Mountain Rides: From little acorns grow

To say big things have happened to the valley's public bus system is to hit the proverbial nail on the head.

In 30 years, the system has grown from a primitive, small, local bus route—Ketchum Area Rapid Transit (KART)—to the Mountain Rides regional transportation operation that stretches along the valley spine from Ketchum and Sun Valley to Hailey and Bellevue, then to Twin Falls.

From a few pieces of rolling stock, the system now operates 15 buses and eight vans that carry 15 passengers each. Four new large buses are to be delivered soon.

Nearly a half million passenger trips per year have been recorded.

There's more than a statistical success in Mountain Rides. It symbolizes something far more important.

People of vision began early on putting a permanent public transportation system in place to serve a larger population down the road, so to speak—a system that has now become a familiar brand name and service to Blaine County residents, and can expand in many ways.

Right now, Mountain Rides and Blaine County officials are studying what role the transit operations will fill when a replacement airport for Friedman Memorial is built in southern Blaine County. In addition to private taxi and limousine firms, Mountain Rides would meet the demands of construction workers, airport employees and eventually passengers and flight crews commuting to destinations throughout the county.

The bus system with more rolling stock would be essential in any disaster requiring rapid, high-volume movement of people to safe locations.

And as Friedman Memorial Airport is redeveloped into a multi-use complex, it will require inter-city and intra-city transportation service.

In their own ways, Mountain Rides and its predecessors are models of what cooperation can spawn when communities show determination to unify behind good ideas.
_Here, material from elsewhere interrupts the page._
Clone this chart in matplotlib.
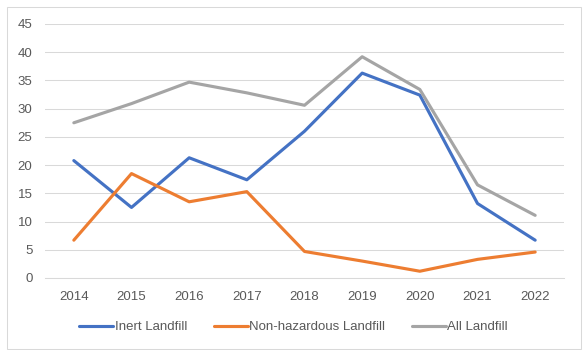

Today's Mountain Rides is the result of mergers with Wood River Ride Share and Peak Bus.

Other big decisions continue to plague policymakers—a unified area marketing and advertising program and affordable housing for workers in a relatively expensive housing market, to name two.

But like the first steps in a regional public transit system 30 years ago, today's challenges are merely tests of will to build on good ideas.

So sure is he of continued public support, Mountain Rides Operations Manager Jim Finch has a marketing motto.

"Put your seat in a (Mountain Rides) seat," he says to potential riders, "and try it one day a week."